- [Goal] Give again exactly the lines that run from the start of the records to the line holding "from matplotlib.ticker import MultipleLocator", both ends counted. Do not include the pictures.

- [Records provided]
· · ·
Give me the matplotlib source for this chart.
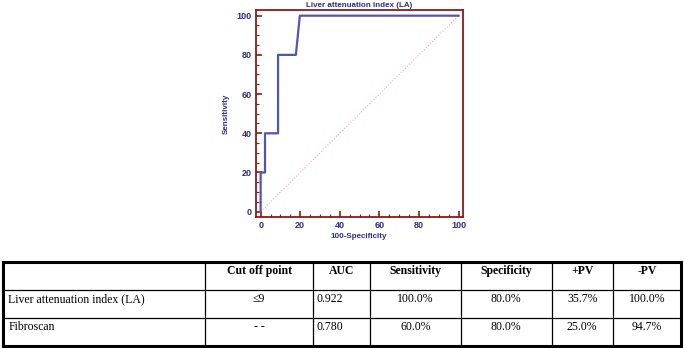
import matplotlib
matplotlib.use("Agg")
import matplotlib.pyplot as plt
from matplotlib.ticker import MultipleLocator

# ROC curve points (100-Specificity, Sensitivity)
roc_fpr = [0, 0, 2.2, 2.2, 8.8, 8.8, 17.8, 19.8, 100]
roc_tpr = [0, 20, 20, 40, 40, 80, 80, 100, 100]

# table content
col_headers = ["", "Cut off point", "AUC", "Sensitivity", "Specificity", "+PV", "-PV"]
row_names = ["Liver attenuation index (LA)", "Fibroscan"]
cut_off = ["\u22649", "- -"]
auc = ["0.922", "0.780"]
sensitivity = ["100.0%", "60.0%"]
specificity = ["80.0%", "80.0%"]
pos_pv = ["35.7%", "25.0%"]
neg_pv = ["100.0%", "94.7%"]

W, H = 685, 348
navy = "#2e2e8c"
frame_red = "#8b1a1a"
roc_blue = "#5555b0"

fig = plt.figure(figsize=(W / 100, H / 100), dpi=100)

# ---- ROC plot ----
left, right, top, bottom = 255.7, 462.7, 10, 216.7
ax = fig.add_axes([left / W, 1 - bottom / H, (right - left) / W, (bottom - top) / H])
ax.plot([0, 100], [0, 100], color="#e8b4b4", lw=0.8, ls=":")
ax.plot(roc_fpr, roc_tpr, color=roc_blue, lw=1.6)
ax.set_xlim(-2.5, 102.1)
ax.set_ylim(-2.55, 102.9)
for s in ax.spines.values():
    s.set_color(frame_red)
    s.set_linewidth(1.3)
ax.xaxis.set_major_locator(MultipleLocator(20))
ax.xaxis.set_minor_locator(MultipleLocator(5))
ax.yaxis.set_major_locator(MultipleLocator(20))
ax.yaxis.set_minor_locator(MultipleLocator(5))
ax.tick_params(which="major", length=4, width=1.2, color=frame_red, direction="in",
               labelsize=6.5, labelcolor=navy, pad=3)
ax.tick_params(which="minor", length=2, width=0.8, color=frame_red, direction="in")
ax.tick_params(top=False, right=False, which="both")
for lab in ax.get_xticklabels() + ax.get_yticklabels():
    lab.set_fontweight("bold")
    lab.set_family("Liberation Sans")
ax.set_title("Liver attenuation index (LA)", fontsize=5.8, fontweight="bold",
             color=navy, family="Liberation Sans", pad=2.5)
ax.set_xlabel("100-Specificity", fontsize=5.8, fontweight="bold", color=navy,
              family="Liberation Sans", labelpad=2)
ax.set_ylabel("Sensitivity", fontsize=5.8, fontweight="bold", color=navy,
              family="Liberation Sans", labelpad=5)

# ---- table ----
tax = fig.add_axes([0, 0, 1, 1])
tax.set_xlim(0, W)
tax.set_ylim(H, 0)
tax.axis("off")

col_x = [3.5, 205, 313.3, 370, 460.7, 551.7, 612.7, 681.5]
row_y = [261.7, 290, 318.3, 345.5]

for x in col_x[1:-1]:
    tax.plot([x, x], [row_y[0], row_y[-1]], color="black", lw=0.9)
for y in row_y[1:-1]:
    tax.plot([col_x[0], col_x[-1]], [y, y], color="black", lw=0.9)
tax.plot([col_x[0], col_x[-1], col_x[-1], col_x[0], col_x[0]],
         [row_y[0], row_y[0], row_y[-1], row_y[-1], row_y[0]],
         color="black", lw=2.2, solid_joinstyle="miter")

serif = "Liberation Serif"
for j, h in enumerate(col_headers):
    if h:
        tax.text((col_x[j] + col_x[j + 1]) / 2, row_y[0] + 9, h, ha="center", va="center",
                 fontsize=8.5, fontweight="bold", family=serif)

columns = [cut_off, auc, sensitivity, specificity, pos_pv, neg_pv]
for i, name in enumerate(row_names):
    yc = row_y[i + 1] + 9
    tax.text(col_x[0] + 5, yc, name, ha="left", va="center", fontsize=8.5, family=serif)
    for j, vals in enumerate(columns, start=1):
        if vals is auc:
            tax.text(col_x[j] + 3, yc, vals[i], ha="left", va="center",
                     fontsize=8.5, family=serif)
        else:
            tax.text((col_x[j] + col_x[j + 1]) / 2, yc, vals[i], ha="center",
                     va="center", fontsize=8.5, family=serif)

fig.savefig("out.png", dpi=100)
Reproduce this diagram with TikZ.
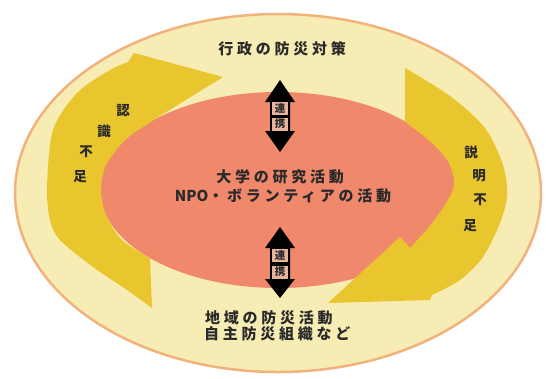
· · ·
- [Written response]
Give me the matplotlib source for this chart.
import matplotlib
matplotlib.use("Agg")
import matplotlib.pyplot as plt
from matplotlib.ticker import MultipleLocator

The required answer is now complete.